Still, in its last session the Utah Legislature used BLM’s alleged efforts to reduce grazing as the basis for designating a "grazing zone" in and around the monument, declaring livestock the "highest management priority" there.

And under the Public Lands Transfer Act passed last year, the monument and another 28 million acres of federal land are to be transferred to the state by the end of 2014. The legality of either law is open to debate, but both send a message that Utah intends to assert as much control over the monument as it can.

February 25, 2013

Bills keep pushing federal land transfer

BLM Geologist Doug Powell makes his way through a rock garden of "Hoodoo's in the Escalante Grandstaircase National Monument east of Kanab. (Hartmann/photo)

By Brian Maffly
The Salt Lake Tribune


A Senate panel on Monday advanced a joint resolution that presses the Utah governor and congressional delegation "to exert their utmost abilities" to convince the federal government to hand over 30 million acres of public lands to the state.

SJR13 seeks to speed the implementation of last year’s Transfer of Public Lands Act, which envisions the state acquiring most of the federal land within its borders by the end of next year. But even its backers concede this might take a legal battle, but one they say is worth fighting, especially if other Western states join the struggle to "take back" public lands.

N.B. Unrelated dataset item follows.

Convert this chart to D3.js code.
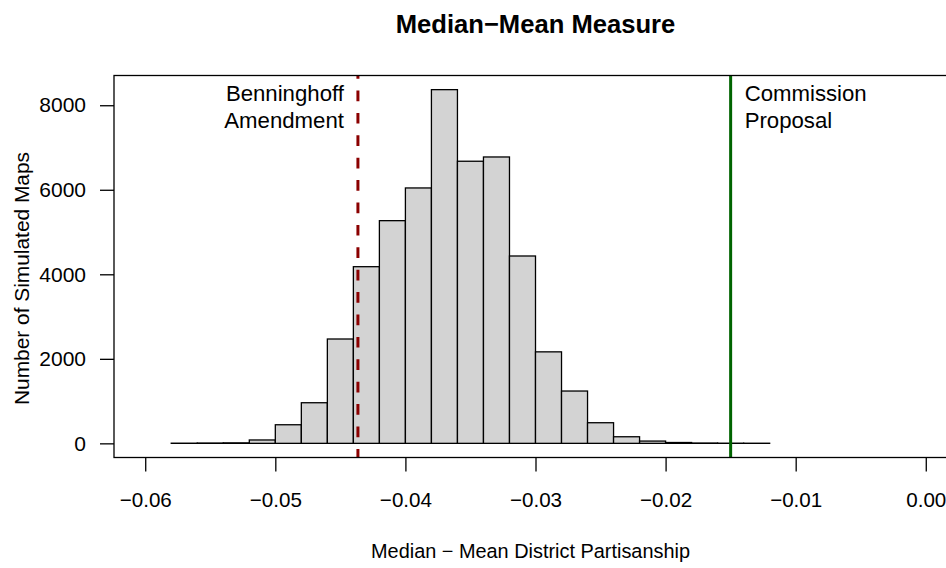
<!DOCTYPE html>
<html>
<head>
<meta charset="utf-8">
<script src="https://cdn.jsdelivr.net/npm/d3@7"></script>
<style>
  html, body { margin: 0; padding: 0; background: #ffffff; }
  svg { display: block; font-family: "Liberation Sans", Arial, Helvetica, sans-serif; }
</style>
</head>
<body>
<svg id="chart" width="946" height="568"></svg>
<script>
// Histogram bins: lower edge of each bin (width 0.002) and the count of simulated maps in it
const binLower = [-0.058, -0.056, -0.054, -0.052, -0.050, -0.048, -0.046, -0.044, -0.042, -0.040,
                  -0.038, -0.036, -0.034, -0.032, -0.030, -0.028, -0.026, -0.024, -0.022, -0.020,
                  -0.018, -0.016, -0.014];
const binWidth = 0.002;
const counts = [4, 8, 12, 80, 440, 961, 2469, 4180, 5269, 6043,
                8369, 6675, 6776, 4433, 2165, 1238, 488, 156, 54, 20,
                8, 4, 3];

// Axis ticks
const xTicks = [-0.06, -0.05, -0.04, -0.03, -0.02, -0.01, 0.00];
const yTicks = [0, 2000, 4000, 6000, 8000];

// Reference plans
const planNames = ["Benninghoff Amendment", "Commission Proposal"];
const planValues = [-0.04365, -0.015];

const titleText = "Median\u2212Mean Measure";
const xLabel = "Median \u2212 Mean District Partisanship";
const yLabel = "Number of Simulated Maps";

const svg = d3.select("#chart");
const plot = { left: 114, top: 75.5, right: 957, bottom: 457.5 };
const FONT = "Liberation Sans, Arial, sans-serif";

// Axis limits with 4% padding on each side
const xlim = [-0.06, 0.0];
const xpad = (xlim[1] - xlim[0]) * 0.04;
const ymax = d3.max(counts);
const ypad = ymax * 0.04;

const x = d3.scaleLinear().domain([xlim[0] - xpad, xlim[1] + xpad]).range([plot.left, plot.right]);
const y = d3.scaleLinear().domain([-ypad, ymax + ypad]).range([plot.bottom, plot.top]);

const clipId = "plotClip";
svg.append("defs").append("clipPath").attr("id", clipId)
  .append("rect")
  .attr("x", plot.left).attr("y", plot.top)
  .attr("width", plot.right - plot.left).attr("height", plot.bottom - plot.top);

// Bars
const bins = binLower.map((lo, i) => ({ x0: lo, x1: lo + binWidth, n: counts[i] }));
svg.append("g")
  .attr("clip-path", `url(#${clipId})`)
  .selectAll("rect")
  .data(bins)
  .join("rect")
  .attr("x", d => x(d.x0))
  .attr("y", d => y(d.n))
  .attr("width", d => x(d.x1) - x(d.x0))
  .attr("height", d => y(0) - y(d.n))
  .attr("fill", "#d3d3d3")
  .attr("stroke", "#000")
  .attr("stroke-width", 1.3);

// Reference lines
const lineStyles = [
  { color: "#8b0000", dash: "10.7 11.7", offset: 7.4 },
  { color: "#006400", dash: null, offset: 0 }
];
const lines = svg.append("g").attr("clip-path", `url(#${clipId})`);
planValues.forEach((v, i) => {
  const ln = lines.append("line")
    .attr("x1", x(v)).attr("x2", x(v))
    .attr("y1", plot.top).attr("y2", plot.bottom)
    .attr("stroke", lineStyles[i].color)
    .attr("stroke-width", 3);
  if (lineStyles[i].dash) {
    ln.attr("stroke-dasharray", lineStyles[i].dash)
      .attr("stroke-dashoffset", lineStyles[i].offset);
  }
});

// Plot frame
svg.append("rect")
  .attr("x", plot.left).attr("y", plot.top)
  .attr("width", plot.right - plot.left).attr("height", plot.bottom - plot.top)
  .attr("fill", "none").attr("stroke", "#000").attr("stroke-width", 1.3);

// X axis
const fmtX = d => (d < 0 ? "\u2212" : "") + Math.abs(d).toFixed(2);
const xAxis = d3.axisBottom(x).tickValues(xTicks).tickSize(14).tickPadding(21).tickFormat(fmtX);
const gx = svg.append("g").attr("transform", `translate(0,${plot.bottom})`).call(xAxis);
gx.select(".domain").remove();
gx.selectAll("line").attr("stroke", "#000").attr("stroke-width", 1.3);
gx.selectAll("text").attr("font-size", 20.6).attr("fill", "#000")
  .attr("font-family", FONT).attr("dy", "0.71em");

// Y axis
const yAxis = d3.axisLeft(y).tickValues(yTicks).tickSize(14).tickPadding(14).tickFormat(d3.format("d"));
const gy = svg.append("g").attr("transform", `translate(${plot.left},0)`).call(yAxis);
gy.select(".domain").remove();
gy.selectAll("line").attr("stroke", "#000").attr("stroke-width", 1.3);
gy.selectAll("text").attr("font-size", 21).attr("fill", "#000")
  .attr("font-family", FONT);

// Title
svg.append("text")
  .attr("x", (plot.left + plot.right) / 2).attr("y", 32.7)
  .attr("text-anchor", "middle")
  .attr("font-size", 25.6).attr("font-weight", "bold")
  .text(titleText);

// Axis labels
svg.append("text")
  .attr("x", (plot.left + plot.right) / 2 - 5).attr("y", 557.5)
  .attr("text-anchor", "middle")
  .attr("font-size", 19.9)
  .text(xLabel);

svg.append("text")
  .attr("transform", `translate(28.5,${(plot.top + plot.bottom) / 2 + 12}) rotate(-90)`)
  .attr("text-anchor", "middle")
  .attr("font-size", 20.9)
  .text(yLabel);

// Plan annotations
const notes = svg.append("g").attr("font-size", 22.2);
const leftNote = notes.append("text").attr("text-anchor", "end");
planNames[0].split(" ").forEach((w, i) => {
  leftNote.append("tspan").attr("x", x(planValues[0]) - 14).attr("y", 100.7 + i * 27.6).text(w);
});
const rightNote = notes.append("text").attr("text-anchor", "start");
planNames[1].split(" ").forEach((w, i) => {
  rightNote.append("tspan").attr("x", x(planValues[1]) + 14).attr("y", 100.7 + i * 27.6).text(w);
});
</script>
</body>
</html>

"This action, if taken by the federal government, will allow Utah to provide for the education of its children, grow its economy and job opportunities, and provide for responsible management of the state’s abundant natural resources while preserving the important historic and cultural contributions that Utah’s public lands provide the citizens of Utah, the nation, and the world," the resolution claims.

The federal act that enabled Utah’s statehood in 1896 "promised" public lands would be disposed of but the feds have reneged on the deal, according to sponsor Sen. Aaron Osmond, R-South Jordan, who addressed the Senate Natural Resources, Agriculture and Environment Committee Monday. The panel passed the bill onto the full Senate on a 3-0 vote.

The panel’s lone Democrat, Sen. Jim Dabakis, of Salt Lake City, volunteered to work with Osmond to reword his resolution to make it less confrontational and critical of the federal government.

"The approach we tried [with the Public Lands Transfer Act] and you are trying to reinforce isn’t working. I wonder it it’s time to put some of the arrows aside and go back to Washington with a new attitude," Dabakis said. "Let’s see if we can roll up our sleeves and create some peace here."

For months, conservationists have been panning the proposed transfer as an unconstitutional land grab that would cost Utah taxpayers dearly, both in terms of litigation and administering the land itself. Their biggest concern is the land would be sold off, but backers say the intention is to keep the land public and do a better job managing it than the feds have done.

"This is something Utah has been asking for nicely for decades. It’s time to demand. Other states are standing with us," said Rep. Ken Ivory, R-West Jordan,addressing another land-transfer bill on Friday.

Awaiting action on the House floor is HB142, which would authorize the Public Lands Policy Coordinating Office to further study how best to accomplish the transfer. This effort will cost up to $450,000, according to a fiscal note.